_Written problem_.
Output exactly the lines from the line containing "Write a Python" through the line containing "plt.rcParams['mathtext.default'] = 'regular'", inclusive, and omit any pictures.

_Data shown_.

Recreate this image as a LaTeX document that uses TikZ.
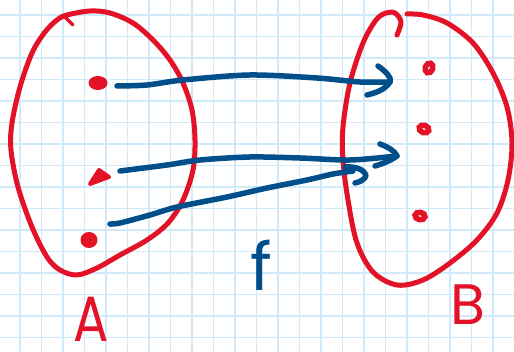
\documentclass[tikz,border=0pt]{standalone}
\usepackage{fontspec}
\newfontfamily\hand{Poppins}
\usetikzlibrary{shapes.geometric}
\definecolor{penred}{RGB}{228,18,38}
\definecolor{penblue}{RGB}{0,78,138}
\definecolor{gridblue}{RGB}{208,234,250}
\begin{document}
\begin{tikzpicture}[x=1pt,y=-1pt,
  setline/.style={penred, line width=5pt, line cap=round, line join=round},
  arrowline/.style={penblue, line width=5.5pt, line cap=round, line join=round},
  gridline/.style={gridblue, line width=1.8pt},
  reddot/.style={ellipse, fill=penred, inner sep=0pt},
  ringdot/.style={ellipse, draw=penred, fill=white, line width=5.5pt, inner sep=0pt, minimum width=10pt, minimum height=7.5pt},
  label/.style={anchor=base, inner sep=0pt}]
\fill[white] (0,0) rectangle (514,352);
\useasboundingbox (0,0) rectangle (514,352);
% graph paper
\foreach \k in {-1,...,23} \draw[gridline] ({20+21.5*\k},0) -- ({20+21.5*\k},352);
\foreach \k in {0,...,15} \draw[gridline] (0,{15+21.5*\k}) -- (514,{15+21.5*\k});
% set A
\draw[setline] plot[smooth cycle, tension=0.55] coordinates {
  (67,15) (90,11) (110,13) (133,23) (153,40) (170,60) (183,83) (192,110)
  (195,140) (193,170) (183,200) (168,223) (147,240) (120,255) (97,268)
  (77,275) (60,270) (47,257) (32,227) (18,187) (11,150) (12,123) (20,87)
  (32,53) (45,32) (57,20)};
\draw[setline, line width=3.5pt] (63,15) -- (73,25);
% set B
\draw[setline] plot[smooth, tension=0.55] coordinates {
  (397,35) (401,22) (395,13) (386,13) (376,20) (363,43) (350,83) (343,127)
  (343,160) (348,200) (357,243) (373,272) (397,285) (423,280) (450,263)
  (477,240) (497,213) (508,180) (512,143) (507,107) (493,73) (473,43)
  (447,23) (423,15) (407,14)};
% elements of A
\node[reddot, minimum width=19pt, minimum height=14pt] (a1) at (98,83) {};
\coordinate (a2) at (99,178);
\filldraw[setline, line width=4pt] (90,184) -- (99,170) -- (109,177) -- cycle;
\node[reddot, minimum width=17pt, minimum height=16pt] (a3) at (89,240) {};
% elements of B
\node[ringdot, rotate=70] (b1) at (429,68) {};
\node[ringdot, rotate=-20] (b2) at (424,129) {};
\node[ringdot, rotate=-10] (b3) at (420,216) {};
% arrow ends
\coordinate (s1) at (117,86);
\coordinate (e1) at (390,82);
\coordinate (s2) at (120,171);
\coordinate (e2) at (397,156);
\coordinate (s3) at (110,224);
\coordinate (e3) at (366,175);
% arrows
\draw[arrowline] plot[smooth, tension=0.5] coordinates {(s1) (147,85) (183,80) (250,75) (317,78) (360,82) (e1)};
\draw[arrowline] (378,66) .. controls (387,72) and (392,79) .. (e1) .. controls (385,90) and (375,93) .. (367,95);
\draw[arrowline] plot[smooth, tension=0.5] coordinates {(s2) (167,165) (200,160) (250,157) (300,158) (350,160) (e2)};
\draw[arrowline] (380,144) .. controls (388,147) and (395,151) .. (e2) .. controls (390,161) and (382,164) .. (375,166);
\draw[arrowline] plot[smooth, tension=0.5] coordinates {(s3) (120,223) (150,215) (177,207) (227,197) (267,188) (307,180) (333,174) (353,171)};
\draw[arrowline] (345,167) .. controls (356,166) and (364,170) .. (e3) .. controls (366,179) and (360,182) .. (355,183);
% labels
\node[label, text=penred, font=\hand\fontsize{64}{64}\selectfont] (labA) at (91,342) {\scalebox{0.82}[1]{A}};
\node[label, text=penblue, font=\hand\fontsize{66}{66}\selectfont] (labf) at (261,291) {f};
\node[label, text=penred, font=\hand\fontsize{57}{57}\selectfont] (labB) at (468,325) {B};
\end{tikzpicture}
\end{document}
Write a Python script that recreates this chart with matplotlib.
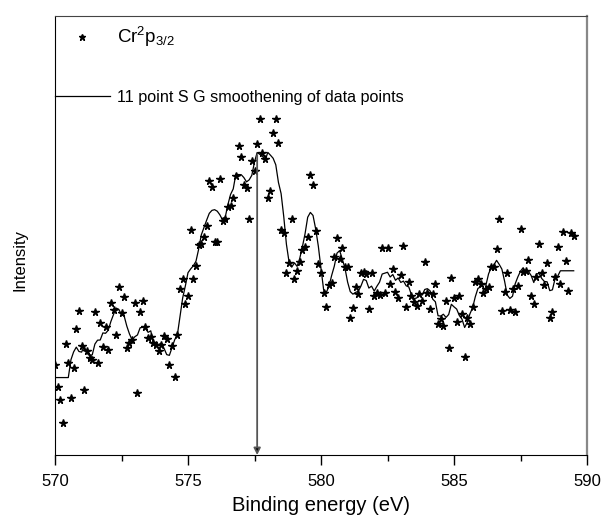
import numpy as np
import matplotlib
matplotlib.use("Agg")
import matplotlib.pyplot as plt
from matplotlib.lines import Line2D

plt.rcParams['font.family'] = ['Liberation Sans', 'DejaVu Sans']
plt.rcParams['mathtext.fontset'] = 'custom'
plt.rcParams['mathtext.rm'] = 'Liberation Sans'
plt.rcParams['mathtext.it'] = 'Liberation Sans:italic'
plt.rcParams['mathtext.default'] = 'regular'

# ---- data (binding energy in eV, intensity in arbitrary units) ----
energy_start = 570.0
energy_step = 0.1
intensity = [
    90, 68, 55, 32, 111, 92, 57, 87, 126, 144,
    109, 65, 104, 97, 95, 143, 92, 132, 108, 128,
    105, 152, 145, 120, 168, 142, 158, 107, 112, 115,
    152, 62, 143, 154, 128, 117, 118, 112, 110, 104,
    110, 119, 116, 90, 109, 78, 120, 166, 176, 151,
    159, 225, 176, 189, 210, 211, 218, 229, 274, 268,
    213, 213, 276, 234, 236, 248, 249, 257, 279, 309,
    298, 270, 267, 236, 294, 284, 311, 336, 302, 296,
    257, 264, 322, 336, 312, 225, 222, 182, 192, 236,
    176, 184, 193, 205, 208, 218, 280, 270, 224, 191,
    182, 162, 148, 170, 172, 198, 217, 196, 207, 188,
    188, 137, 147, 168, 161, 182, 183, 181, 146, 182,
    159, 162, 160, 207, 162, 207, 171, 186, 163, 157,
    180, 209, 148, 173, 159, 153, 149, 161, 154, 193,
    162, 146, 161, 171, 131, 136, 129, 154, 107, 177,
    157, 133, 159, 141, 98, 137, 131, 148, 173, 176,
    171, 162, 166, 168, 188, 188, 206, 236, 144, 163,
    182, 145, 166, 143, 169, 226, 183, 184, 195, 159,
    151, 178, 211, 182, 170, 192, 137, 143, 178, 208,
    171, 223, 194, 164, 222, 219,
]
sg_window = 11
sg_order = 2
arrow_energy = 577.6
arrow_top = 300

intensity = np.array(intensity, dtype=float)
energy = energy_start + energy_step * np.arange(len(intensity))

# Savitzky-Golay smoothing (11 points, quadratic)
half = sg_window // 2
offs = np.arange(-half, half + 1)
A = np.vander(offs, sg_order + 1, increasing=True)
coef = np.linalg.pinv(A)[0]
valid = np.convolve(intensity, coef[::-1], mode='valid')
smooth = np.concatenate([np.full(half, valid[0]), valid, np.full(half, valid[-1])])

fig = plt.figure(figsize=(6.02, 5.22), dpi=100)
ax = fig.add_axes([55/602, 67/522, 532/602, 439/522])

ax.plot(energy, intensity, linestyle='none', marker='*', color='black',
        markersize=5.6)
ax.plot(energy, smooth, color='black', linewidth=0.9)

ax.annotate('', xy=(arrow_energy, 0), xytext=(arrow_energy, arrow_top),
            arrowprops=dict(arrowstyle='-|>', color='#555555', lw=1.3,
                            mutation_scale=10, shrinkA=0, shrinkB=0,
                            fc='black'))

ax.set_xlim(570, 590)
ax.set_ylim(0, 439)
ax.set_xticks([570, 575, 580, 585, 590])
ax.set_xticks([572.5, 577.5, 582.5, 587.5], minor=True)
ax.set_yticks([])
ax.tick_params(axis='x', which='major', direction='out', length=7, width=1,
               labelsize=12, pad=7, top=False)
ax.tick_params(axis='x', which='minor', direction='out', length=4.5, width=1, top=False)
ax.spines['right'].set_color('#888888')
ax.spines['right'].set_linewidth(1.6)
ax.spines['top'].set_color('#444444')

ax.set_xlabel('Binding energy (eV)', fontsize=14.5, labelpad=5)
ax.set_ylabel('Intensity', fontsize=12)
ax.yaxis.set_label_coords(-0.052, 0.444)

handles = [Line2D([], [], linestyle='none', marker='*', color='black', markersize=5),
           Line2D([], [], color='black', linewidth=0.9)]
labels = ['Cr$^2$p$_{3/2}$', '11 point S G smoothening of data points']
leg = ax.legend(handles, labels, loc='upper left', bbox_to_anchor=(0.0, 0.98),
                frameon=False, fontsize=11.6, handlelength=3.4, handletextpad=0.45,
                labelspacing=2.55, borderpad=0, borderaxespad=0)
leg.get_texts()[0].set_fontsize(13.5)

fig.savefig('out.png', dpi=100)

_Written answer_.
Write a Python script that recreates this chart with matplotlib.
import numpy as np
import matplotlib
matplotlib.use("Agg")
import matplotlib.pyplot as plt
from matplotlib.lines import Line2D

plt.rcParams['font.family'] = ['Liberation Sans', 'DejaVu Sans']
plt.rcParams['mathtext.fontset'] = 'custom'
plt.rcParams['mathtext.rm'] = 'Liberation Sans'
plt.rcParams['mathtext.it'] = 'Liberation Sans:italic'
plt.rcParams['mathtext.default'] = 'regular'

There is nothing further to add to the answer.